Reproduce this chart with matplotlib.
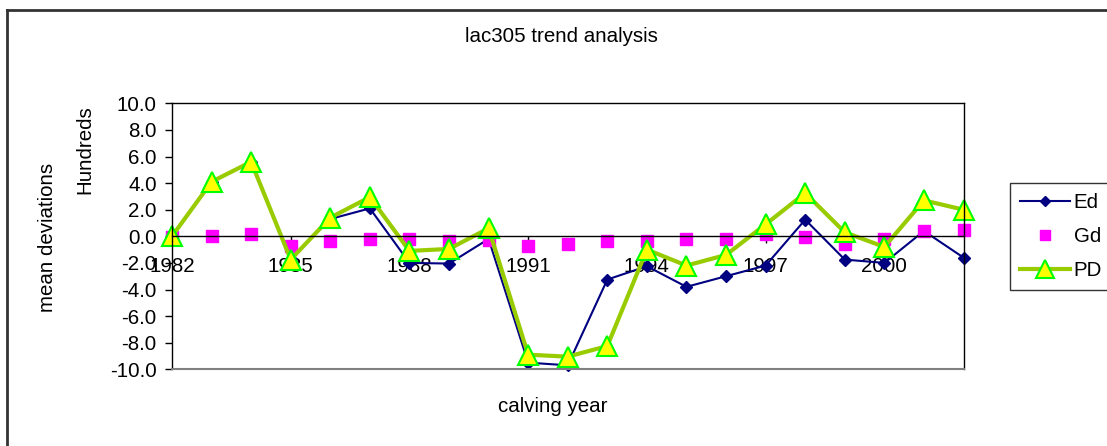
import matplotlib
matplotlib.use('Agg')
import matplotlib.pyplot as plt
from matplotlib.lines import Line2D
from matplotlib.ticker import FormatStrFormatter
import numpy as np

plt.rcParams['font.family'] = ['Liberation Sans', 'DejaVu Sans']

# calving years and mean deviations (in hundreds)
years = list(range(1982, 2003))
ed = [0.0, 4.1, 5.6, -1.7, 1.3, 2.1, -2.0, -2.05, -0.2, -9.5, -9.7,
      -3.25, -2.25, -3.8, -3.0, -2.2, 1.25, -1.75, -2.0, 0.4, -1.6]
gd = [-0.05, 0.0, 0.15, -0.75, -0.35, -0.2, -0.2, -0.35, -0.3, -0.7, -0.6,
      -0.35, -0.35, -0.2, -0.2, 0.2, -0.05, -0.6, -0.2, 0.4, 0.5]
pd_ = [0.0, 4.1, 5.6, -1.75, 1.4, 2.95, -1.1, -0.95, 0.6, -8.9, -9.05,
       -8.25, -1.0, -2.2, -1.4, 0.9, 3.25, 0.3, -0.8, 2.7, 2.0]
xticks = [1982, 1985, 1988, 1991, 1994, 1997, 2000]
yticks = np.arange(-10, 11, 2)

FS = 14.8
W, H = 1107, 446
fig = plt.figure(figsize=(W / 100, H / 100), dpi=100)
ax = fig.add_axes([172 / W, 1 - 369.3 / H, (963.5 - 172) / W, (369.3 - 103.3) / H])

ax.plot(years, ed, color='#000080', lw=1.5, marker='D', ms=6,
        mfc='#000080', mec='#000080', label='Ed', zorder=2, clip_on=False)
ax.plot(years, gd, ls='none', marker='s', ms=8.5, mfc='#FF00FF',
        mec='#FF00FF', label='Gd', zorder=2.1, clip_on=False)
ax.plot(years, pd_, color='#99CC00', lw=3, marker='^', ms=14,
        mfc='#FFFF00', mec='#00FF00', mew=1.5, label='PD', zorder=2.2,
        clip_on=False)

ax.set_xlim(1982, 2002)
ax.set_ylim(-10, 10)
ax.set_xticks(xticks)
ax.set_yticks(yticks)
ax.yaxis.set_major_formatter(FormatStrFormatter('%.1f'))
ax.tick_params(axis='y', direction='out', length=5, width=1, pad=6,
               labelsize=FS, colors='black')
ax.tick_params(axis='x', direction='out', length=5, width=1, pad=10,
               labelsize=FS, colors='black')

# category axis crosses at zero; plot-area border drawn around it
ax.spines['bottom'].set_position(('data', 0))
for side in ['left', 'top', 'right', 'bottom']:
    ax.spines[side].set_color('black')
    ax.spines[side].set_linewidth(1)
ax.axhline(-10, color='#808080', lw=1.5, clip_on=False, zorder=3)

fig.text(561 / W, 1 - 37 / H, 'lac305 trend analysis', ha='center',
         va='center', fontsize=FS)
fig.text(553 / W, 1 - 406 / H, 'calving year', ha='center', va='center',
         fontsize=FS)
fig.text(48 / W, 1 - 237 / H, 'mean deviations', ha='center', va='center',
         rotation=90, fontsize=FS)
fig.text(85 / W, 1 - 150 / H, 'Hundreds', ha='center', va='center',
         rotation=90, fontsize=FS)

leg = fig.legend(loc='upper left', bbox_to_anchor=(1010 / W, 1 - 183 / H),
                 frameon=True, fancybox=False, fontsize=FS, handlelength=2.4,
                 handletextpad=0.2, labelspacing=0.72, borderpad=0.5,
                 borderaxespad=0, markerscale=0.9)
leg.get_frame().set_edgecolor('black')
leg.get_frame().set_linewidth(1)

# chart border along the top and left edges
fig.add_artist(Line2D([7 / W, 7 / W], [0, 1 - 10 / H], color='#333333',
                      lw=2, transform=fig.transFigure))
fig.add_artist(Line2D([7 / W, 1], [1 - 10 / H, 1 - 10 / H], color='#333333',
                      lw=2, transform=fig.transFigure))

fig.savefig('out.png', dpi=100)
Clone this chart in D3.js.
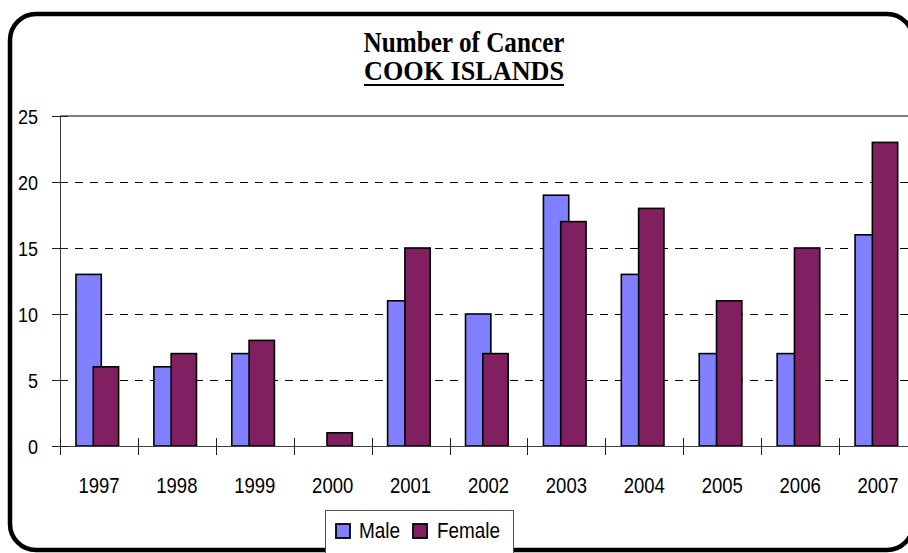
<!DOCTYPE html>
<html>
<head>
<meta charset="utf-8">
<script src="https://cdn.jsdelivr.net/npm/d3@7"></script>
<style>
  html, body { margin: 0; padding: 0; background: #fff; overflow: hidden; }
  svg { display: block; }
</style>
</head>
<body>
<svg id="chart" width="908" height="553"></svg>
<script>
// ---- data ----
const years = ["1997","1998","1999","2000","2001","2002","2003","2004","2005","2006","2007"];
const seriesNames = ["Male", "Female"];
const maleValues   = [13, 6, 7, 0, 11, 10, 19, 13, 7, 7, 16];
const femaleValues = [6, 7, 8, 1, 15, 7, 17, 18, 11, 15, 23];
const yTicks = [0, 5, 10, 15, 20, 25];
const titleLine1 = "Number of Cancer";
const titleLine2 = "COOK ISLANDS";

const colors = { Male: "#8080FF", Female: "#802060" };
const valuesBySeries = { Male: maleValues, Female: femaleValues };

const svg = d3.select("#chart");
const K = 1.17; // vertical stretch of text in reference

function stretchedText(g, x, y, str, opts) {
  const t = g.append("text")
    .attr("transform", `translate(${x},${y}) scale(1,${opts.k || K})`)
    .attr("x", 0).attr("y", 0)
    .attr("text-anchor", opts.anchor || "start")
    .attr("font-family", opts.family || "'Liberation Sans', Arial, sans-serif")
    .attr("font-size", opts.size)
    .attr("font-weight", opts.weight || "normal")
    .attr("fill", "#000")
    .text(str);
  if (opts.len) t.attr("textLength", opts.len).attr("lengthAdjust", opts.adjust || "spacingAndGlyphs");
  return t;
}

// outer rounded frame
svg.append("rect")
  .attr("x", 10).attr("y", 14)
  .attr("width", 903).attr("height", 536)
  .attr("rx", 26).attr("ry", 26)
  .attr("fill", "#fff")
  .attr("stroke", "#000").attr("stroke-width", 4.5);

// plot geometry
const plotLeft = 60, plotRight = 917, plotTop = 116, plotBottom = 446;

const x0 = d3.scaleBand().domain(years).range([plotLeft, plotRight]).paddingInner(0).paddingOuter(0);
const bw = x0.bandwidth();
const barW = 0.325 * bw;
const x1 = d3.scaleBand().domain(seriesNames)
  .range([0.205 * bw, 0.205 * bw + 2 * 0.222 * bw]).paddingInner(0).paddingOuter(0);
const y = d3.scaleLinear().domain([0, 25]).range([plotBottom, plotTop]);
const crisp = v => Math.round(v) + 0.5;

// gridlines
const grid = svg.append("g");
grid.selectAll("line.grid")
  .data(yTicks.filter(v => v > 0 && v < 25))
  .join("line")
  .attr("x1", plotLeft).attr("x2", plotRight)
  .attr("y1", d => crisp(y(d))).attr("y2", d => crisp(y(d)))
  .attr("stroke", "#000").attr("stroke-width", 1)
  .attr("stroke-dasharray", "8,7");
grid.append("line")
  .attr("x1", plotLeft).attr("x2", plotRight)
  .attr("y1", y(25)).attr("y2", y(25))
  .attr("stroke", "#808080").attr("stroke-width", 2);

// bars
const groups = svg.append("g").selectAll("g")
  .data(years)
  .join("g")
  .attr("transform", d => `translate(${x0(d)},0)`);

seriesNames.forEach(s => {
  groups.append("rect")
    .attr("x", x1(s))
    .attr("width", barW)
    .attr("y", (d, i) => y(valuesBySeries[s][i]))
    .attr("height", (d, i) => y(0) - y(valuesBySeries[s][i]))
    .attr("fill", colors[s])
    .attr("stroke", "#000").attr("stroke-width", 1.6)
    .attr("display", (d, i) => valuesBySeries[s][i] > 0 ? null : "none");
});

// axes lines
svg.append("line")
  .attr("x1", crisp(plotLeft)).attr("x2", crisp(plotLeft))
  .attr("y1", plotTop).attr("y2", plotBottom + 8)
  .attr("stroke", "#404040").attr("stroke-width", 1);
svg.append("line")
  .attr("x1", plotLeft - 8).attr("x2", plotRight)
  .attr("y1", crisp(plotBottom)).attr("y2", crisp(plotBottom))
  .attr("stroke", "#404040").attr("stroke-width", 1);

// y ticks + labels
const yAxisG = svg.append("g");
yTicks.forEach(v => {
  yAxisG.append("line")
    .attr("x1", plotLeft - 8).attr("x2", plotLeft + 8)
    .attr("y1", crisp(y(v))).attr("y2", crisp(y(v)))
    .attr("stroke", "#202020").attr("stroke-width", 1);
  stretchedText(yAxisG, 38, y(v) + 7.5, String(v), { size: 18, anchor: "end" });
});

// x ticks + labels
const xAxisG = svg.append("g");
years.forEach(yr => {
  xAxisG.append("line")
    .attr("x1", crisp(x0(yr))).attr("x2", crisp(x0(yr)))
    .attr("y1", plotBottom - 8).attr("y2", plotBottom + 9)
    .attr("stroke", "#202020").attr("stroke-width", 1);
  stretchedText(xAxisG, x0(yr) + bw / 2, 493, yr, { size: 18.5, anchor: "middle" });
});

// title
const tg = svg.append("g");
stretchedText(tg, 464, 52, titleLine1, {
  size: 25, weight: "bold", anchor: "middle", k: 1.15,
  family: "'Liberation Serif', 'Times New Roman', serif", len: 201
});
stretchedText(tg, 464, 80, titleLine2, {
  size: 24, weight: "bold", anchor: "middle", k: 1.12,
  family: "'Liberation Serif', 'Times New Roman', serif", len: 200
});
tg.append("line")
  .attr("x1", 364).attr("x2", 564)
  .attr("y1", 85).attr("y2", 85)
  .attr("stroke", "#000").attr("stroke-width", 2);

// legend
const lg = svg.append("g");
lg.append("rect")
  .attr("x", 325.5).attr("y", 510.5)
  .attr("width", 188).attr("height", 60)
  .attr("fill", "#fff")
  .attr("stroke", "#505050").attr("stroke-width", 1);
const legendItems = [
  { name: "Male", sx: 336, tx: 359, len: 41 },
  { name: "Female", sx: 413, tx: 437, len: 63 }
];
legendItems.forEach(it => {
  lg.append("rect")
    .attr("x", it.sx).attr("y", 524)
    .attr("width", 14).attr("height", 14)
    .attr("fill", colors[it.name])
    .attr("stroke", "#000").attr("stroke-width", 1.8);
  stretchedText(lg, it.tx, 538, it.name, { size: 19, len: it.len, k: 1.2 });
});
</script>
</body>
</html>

────────────────────────────────────────

What is required – Repeat word for word the lines above, from the first entry through the line containing "ax = fig.add_axes([172", with both ends kept and the pictures dropped.

The output –
Reproduce this chart with matplotlib.
import matplotlib
matplotlib.use('Agg')
import matplotlib.pyplot as plt
from matplotlib.lines import Line2D
from matplotlib.ticker import FormatStrFormatter
import numpy as np

plt.rcParams['font.family'] = ['Liberation Sans', 'DejaVu Sans']

# calving years and mean deviations (in hundreds)
years = list(range(1982, 2003))
ed = [0.0, 4.1, 5.6, -1.7, 1.3, 2.1, -2.0, -2.05, -0.2, -9.5, -9.7,
      -3.25, -2.25, -3.8, -3.0, -2.2, 1.25, -1.75, -2.0, 0.4, -1.6]
gd = [-0.05, 0.0, 0.15, -0.75, -0.35, -0.2, -0.2, -0.35, -0.3, -0.7, -0.6,
      -0.35, -0.35, -0.2, -0.2, 0.2, -0.05, -0.6, -0.2, 0.4, 0.5]
pd_ = [0.0, 4.1, 5.6, -1.75, 1.4, 2.95, -1.1, -0.95, 0.6, -8.9, -9.05,
       -8.25, -1.0, -2.2, -1.4, 0.9, 3.25, 0.3, -0.8, 2.7, 2.0]
xticks = [1982, 1985, 1988, 1991, 1994, 1997, 2000]
yticks = np.arange(-10, 11, 2)

FS = 14.8
W, H = 1107, 446
fig = plt.figure(figsize=(W / 100, H / 100), dpi=100)
ax = fig.add_axes([172 / W, 1 - 369.3 / H, (963.5 - 172) / W, (369.3 - 103.3) / H])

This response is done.